## Begin DATA BLOCK

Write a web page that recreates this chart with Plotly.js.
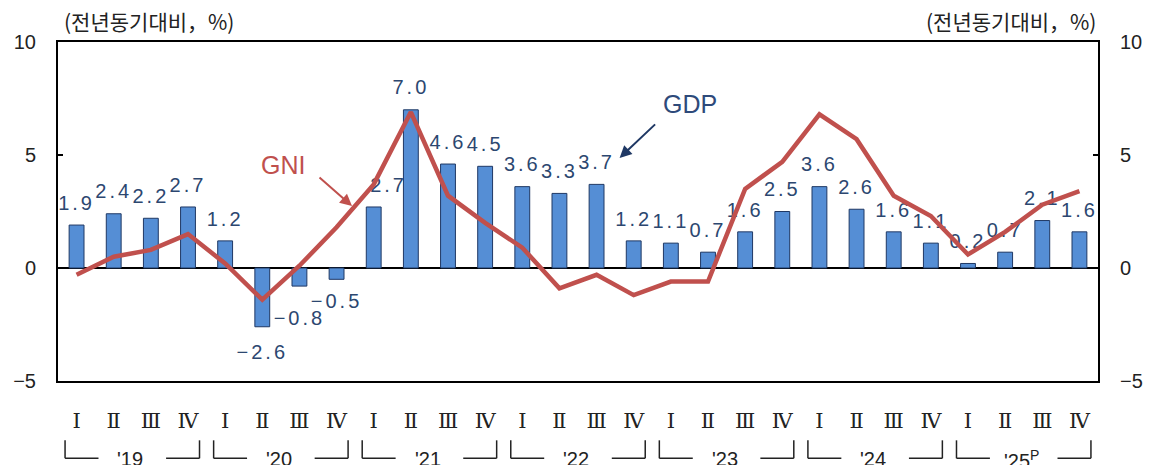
<!DOCTYPE html>
<html>
<head>
<meta charset="utf-8">
<script src="https://cdn.plot.ly/plotly-3.0.1.min.js"></script>
<style>
  html, body { margin: 0; padding: 0; background: #fff; }
  #chart { width: 1157px; height: 465px; }
  .textpoint text { letter-spacing: 3px; }
</style>
</head>
<body>
<div id="chart"></div>
<script>
// ---- data ----
const years = ["'19", "'20", "'21", "'22", "'23", "'24", "'25<sup>P</sup>"];
const quarterNames = ["Ⅰ", "Ⅱ", "Ⅲ", "Ⅳ"];
const gdp = [1.9, 2.4, 2.2, 2.7, 1.2, -2.6, -0.8, -0.5, 2.7, 7.0, 4.6, 4.5, 3.6, 3.3, 3.7, 1.2,
             1.1, 0.7, 1.6, 2.5, 3.6, 2.6, 1.6, 1.1, 0.2, 0.7, 2.1, 1.6];
const gni = [-0.3, 0.5, 0.8, 1.5, 0.2, -1.4, 0.1, 1.8, 3.7, 6.9, 3.2, 2.0, 0.9, -0.9, -0.3, -1.2,
             -0.6, -0.6, 3.5, 4.7, 6.8, 5.7, 3.2, 2.3, 0.6, 1.6, 2.8, 3.4];
const unitLabel = "(전년동기대비，%)";

// ---- derived ----
const idx = gdp.map((_, i) => i);
const tickText = [];
years.forEach(() => quarterNames.forEach(q => tickText.push(q)));
const fmt = v => v.toFixed(1).replace('-', '\u2212');

// label placement (style only)
const labelUp = 0.9, labelDown = 1.2;
const labelShiftX = {8: 0.4};
const labelShiftY = {6: -0.3, 7: 0.15};
const labX = idx.map(i => i + (labelShiftX[i] || 0));
const labY = gdp.map((v, i) => (v >= 0 ? v + labelUp : v - labelDown) + (labelShiftY[i] || 0));

const navy = '#1F3864';
const labelColor = '#2C4770';
const red = '#C0504D';

const traces = [
  {
    type: 'bar', x: idx, y: gdp, width: 0.4,
    marker: {color: '#558ED5', line: {color: navy, width: 1}},
    hoverinfo: 'skip', showlegend: false
  },
  {
    type: 'scatter', mode: 'text', x: labX, y: labY, text: gdp.map(fmt),
    textposition: 'middle center',
    textfont: {family: 'Liberation Sans, Arial, sans-serif', size: 20, color: labelColor},
    hoverinfo: 'skip', showlegend: false, cliponaxis: false
  },
  {
    type: 'scatter', mode: 'lines', x: idx, y: gni,
    line: {color: red, width: 4.5},
    hoverinfo: 'skip', showlegend: false
  },
  { // dummy for right axis
    type: 'scatter', mode: 'lines', x: [0], y: [0], yaxis: 'y2',
    line: {width: 0}, hoverinfo: 'skip', showlegend: false
  }
];

const shapes = [];
const annotations = [];
const yTop = -0.175, yBot = -0.228;
years.forEach((yr, k) => {
  const s = 4 * k;
  const L = s - 0.31, R = s + 3.31;
  const lineStyle = {color: '#222', width: 1.5};
  shapes.push({type: 'line', xref: 'x', yref: 'paper', x0: L, x1: L, y0: yTop, y1: yBot, line: lineStyle});
  shapes.push({type: 'line', xref: 'x', yref: 'paper', x0: L, x1: L + 0.9, y0: yBot, y1: yBot, line: lineStyle});
  shapes.push({type: 'line', xref: 'x', yref: 'paper', x0: R, x1: R, y0: yTop, y1: yBot, line: lineStyle});
  shapes.push({type: 'line', xref: 'x', yref: 'paper', x0: R - 0.9, x1: R, y0: yBot, y1: yBot, line: lineStyle});
  annotations.push({
    xref: 'x', yref: 'paper', x: s + 1.45, y: yBot, yshift: -1, text: yr, showarrow: false,
    xanchor: 'center', yanchor: 'middle',
    font: {family: 'Liberation Sans, Arial, sans-serif', size: 20, color: '#222'}
  });
});

// unit labels
annotations.push({xref: 'paper', yref: 'paper', x: 0.004, y: 1.0, yshift: 21, text: unitLabel,
  showarrow: false, xanchor: 'left', yanchor: 'middle',
  font: {family: 'Noto Sans CJK KR, sans-serif', size: 21, color: '#222'}});
annotations.push({xref: 'paper', yref: 'paper', x: 1.0, y: 1.0, yshift: 21, text: unitLabel,
  showarrow: false, xanchor: 'right', yanchor: 'middle',
  font: {family: 'Noto Sans CJK KR, sans-serif', size: 21, color: '#222'}});

// series name callouts
annotations.push({xref: 'paper', yref: 'paper', x: 0.2163, y: 0.637, text: 'GNI', showarrow: false,
  xanchor: 'center', yanchor: 'middle',
  font: {family: 'Liberation Sans, Arial, sans-serif', size: 25, color: red}});
annotations.push({xref: 'paper', yref: 'paper', x: 0.2827, y: 0.516, text: '', showarrow: true,
  ax: -34, ay: -30, arrowhead: 2, arrowsize: 1.2, arrowwidth: 2, arrowcolor: red});
annotations.push({xref: 'paper', yref: 'paper', x: 0.6077, y: 0.817, text: 'GDP', showarrow: false,
  xanchor: 'center', yanchor: 'middle',
  font: {family: 'Liberation Sans, Arial, sans-serif', size: 25, color: '#2E4A7A'}});
annotations.push({xref: 'paper', yref: 'paper', x: 0.540, y: 0.658, text: '', showarrow: true,
  ax: 37, ay: -35, arrowhead: 2, arrowsize: 1.2, arrowwidth: 2, arrowcolor: navy});

const yAxisCommon = {
  range: [-5, 10], tickvals: [-5, 0, 5, 10], ticks: 'inside', ticklen: 5, tickwidth: 1.5,
  tickcolor: '#000', showgrid: false, showline: true, linecolor: '#000', linewidth: 2,
  tickfont: {family: 'Liberation Sans, Arial, sans-serif', size: 20, color: '#222'},
  fixedrange: true
};

const layout = {
  width: 1157, height: 465,
  margin: {l: 58, r: 59, t: 42, b: 84},
  paper_bgcolor: '#fff', plot_bgcolor: '#fff',
  bargap: 0,
  xaxis: {
    range: [-0.5, 27.5], tickvals: idx, ticktext: tickText, ticks: '',
    showgrid: false, zeroline: false, showline: true, mirror: true,
    linecolor: '#000', linewidth: 2, ticklabelstandoff: 20,
    tickfont: {family: 'DejaVu Serif, serif', size: 21, color: '#222'},
    fixedrange: true
  },
  yaxis: Object.assign({}, yAxisCommon, {
    zeroline: true, zerolinecolor: '#000', zerolinewidth: 1.5, ticklabelstandoff: 16
  }),
  yaxis2: Object.assign({}, yAxisCommon, {
    overlaying: 'y', side: 'right', zeroline: false, ticklabelstandoff: 16
  }),
  shapes: shapes,
  annotations: annotations,
  showlegend: false
};

Plotly.newPlot('chart', traces, layout, {staticPlot: true, displayModeBar: false});
</script>
</body>
</html>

## End DATA BLOCK

**WHAT THIS TASK INVOLVES:** Exactly as they appear, print the lines of the listing above from its first line through the line that contains "const red = '#C0504D';", minus the pictures.

**OUTPUT:**
Write a web page that recreates this chart with Plotly.js.
<!DOCTYPE html>
<html>
<head>
<meta charset="utf-8">
<script src="https://cdn.plot.ly/plotly-3.0.1.min.js"></script>
<style>
  html, body { margin: 0; padding: 0; background: #fff; }
  #chart { width: 1157px; height: 465px; }
  .textpoint text { letter-spacing: 3px; }
</style>
</head>
<body>
<div id="chart"></div>
<script>
// ---- data ----
const years = ["'19", "'20", "'21", "'22", "'23", "'24", "'25<sup>P</sup>"];
const quarterNames = ["Ⅰ", "Ⅱ", "Ⅲ", "Ⅳ"];
const gdp = [1.9, 2.4, 2.2, 2.7, 1.2, -2.6, -0.8, -0.5, 2.7, 7.0, 4.6, 4.5, 3.6, 3.3, 3.7, 1.2,
             1.1, 0.7, 1.6, 2.5, 3.6, 2.6, 1.6, 1.1, 0.2, 0.7, 2.1, 1.6];
const gni = [-0.3, 0.5, 0.8, 1.5, 0.2, -1.4, 0.1, 1.8, 3.7, 6.9, 3.2, 2.0, 0.9, -0.9, -0.3, -1.2,
             -0.6, -0.6, 3.5, 4.7, 6.8, 5.7, 3.2, 2.3, 0.6, 1.6, 2.8, 3.4];
const unitLabel = "(전년동기대비，%)";

// ---- derived ----
const idx = gdp.map((_, i) => i);
const tickText = [];
years.forEach(() => quarterNames.forEach(q => tickText.push(q)));
const fmt = v => v.toFixed(1).replace('-', '\u2212');

// label placement (style only)
const labelUp = 0.9, labelDown = 1.2;
const labelShiftX = {8: 0.4};
const labelShiftY = {6: -0.3, 7: 0.15};
const labX = idx.map(i => i + (labelShiftX[i] || 0));
const labY = gdp.map((v, i) => (v >= 0 ? v + labelUp : v - labelDown) + (labelShiftY[i] || 0));

const navy = '#1F3864';
const labelColor = '#2C4770';
const red = '#C0504D';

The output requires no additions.